# Task requirements:
Your task is to retype, word for word, the lines from the start of the data through the line holding "YAxis, ReferenceLine, Legend". Do not include the pictures.

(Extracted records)
· · · ·

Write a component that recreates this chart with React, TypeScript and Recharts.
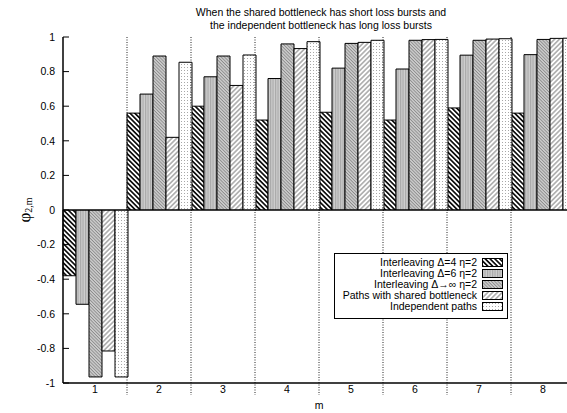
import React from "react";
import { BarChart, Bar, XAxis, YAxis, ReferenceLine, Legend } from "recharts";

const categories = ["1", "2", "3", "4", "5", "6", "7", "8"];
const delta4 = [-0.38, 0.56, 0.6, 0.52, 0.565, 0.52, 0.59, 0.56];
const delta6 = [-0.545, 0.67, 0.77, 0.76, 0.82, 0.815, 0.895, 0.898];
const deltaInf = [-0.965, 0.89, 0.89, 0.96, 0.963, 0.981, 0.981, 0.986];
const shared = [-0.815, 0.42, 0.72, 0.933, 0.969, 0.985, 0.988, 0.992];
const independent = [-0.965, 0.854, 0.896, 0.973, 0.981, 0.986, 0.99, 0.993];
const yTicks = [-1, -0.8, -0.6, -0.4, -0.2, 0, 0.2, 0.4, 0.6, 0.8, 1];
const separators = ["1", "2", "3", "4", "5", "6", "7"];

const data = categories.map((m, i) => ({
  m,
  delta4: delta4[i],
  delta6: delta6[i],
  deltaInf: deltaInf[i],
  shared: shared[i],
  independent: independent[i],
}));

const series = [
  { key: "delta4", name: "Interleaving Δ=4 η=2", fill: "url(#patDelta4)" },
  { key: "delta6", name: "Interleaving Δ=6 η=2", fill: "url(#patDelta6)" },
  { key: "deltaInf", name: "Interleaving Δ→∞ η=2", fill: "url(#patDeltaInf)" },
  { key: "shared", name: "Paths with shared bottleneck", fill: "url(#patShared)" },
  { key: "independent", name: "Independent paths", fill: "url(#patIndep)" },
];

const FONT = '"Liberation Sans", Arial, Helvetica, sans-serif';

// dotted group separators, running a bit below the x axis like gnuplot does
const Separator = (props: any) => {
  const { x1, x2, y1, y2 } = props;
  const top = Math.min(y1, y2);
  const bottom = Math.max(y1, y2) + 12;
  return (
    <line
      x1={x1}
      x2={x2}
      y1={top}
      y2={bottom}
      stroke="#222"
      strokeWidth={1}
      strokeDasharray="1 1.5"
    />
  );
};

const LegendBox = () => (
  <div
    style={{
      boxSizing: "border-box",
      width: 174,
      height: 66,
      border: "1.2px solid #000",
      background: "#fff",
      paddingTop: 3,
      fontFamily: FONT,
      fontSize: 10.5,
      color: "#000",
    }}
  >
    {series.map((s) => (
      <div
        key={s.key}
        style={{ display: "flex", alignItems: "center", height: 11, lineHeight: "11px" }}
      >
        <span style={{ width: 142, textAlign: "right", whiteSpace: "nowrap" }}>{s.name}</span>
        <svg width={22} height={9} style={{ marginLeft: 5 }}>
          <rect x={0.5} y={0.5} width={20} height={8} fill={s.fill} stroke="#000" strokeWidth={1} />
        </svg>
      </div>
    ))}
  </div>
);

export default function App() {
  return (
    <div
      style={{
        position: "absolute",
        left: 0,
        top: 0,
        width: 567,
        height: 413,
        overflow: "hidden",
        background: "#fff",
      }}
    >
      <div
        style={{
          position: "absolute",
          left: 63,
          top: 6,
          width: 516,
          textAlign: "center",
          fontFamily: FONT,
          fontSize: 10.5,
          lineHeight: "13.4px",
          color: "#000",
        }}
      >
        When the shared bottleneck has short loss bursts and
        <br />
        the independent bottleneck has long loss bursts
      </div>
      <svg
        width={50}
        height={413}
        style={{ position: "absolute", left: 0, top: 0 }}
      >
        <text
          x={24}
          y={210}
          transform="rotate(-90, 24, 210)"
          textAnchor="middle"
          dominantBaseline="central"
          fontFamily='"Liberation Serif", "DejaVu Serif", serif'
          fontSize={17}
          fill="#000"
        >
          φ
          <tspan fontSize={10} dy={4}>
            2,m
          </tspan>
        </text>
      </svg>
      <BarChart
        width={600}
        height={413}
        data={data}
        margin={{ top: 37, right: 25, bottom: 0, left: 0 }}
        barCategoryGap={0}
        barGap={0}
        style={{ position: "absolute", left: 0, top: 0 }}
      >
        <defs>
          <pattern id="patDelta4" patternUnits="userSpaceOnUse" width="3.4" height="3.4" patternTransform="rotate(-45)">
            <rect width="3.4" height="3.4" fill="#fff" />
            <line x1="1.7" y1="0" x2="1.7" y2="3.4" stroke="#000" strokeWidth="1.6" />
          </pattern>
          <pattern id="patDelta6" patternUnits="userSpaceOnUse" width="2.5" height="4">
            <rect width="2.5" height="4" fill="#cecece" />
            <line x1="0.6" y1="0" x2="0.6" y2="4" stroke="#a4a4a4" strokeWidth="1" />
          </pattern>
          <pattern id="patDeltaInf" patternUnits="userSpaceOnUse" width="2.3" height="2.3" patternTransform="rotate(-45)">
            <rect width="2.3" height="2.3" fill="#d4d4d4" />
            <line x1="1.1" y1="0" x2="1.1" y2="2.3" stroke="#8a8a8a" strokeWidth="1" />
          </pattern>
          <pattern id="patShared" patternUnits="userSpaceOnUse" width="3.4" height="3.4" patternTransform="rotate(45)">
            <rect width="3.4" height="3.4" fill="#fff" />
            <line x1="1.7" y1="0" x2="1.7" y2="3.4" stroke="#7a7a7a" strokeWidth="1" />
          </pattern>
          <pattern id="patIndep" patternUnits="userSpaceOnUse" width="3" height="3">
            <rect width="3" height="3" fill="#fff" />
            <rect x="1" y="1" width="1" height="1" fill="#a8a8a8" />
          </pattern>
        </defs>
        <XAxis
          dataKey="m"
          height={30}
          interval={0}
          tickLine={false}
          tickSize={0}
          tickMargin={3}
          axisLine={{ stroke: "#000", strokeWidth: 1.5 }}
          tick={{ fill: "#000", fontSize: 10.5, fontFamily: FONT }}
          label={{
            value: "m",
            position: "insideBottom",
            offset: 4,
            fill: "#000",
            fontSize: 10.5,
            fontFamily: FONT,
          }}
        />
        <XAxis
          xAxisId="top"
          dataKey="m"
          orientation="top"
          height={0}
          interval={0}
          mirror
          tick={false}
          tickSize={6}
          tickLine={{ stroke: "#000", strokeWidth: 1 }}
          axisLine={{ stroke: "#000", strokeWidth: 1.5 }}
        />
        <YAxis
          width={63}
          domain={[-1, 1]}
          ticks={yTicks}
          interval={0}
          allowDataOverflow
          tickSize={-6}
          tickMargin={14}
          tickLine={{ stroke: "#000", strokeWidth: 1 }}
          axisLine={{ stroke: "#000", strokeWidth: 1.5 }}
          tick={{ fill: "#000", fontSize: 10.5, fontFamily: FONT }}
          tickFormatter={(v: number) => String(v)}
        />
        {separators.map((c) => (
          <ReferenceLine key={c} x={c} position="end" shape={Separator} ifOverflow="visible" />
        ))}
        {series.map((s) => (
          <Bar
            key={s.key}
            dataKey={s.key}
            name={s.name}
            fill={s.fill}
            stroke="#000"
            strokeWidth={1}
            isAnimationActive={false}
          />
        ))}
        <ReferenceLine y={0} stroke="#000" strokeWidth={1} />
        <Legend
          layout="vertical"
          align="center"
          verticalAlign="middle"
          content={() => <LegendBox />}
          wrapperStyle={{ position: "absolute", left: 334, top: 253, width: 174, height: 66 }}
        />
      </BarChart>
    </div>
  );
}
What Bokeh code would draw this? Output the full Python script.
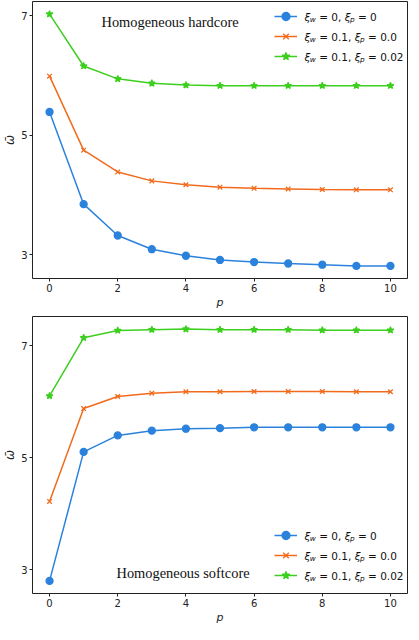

· · · ·

# Full response:
Write a component that recreates this chart with React, TypeScript and Recharts.
import React from "react";
import { BarChart, Bar, XAxis, YAxis, ReferenceLine, Legend } from "recharts";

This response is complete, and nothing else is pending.